Ooit, toen ik 14 was, zei de enige dokter die ik ooit aan mijn kant heb weten staan, dat ik beter een pilsje dronk bij mijn eten in plaats van de -gesuikerde- limonade die bij ons thuis het enige was dat we mochten drinken buiten water en koude koffie. Ik vond het niet lekker, maar het leste de dorst.
Toen ik uitging zou ik ook eerder een pils genomen hebben dan frisdrank, ik hield niet echt van gesuikerd. Eens getrouwd dronk ik liever donker bier, maar dan wel ’s avonds voor de TV, of als we ergens iets gingen drinken natuurlijk.
Maar er was wel een ander eigenaardig iets. In het begin van de lente, bij de eerste warmte, kon ik in de late namiddag, na verrichte arbeid wel een pils verdragen, meer nog, ik had er zin in. Dat duurde dan geen hele maand want dan kwam de tegenzin.
En dat herhaalde zich jaar na jaar. Vorig jaar zag ik de Jupiler 0,0% en ik probeerde. Vroeger was die niet te drinken -echt bweuk- maar vorig jaar viel die mee. Wat ik vorige lente niet uitdronk, zou wel wachten op deze lente.

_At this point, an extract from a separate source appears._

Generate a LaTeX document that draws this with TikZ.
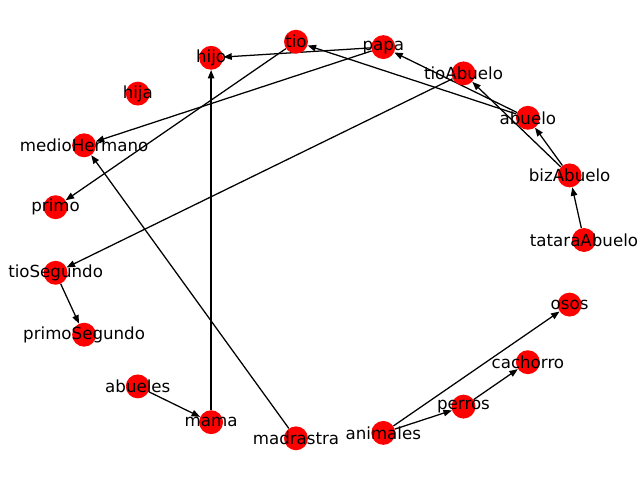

En toen kwam die dag in de jeugdherberg, waar ik plots een Leffe 0,0% uit de drankautomaat toverde en die echt best lekker vond, al had ik dan altijd liever Grimbergen gehad.
Sedertdien is er altijd donkere Leffe 0,0% in huis en vraag ik telkens als we iets gaan drinken ook naar alcoholvrij bier. Dat kan. Soms kan het niet.
En ik vind het vervelend dat we in de hamburgerketens, waar we af en toe eens stoppen, enkel de keuze hebben tussen bier mét ofwel frisdrank, waarbij ik bier een gezondere keuze zou vinden, maar dan liever niks drink dan iets alcoholisch waar ik slaperig van word. Er is natuurlijk altijd een mouw aan te passen.
En nu lees ik dat alcoholvrij bier in België in de lift zit. Er is een toename van zo een 25 procent op twee jaar1.
Ik kan me ook niks riskeren hé. Ze hebben me altijd in het snotje!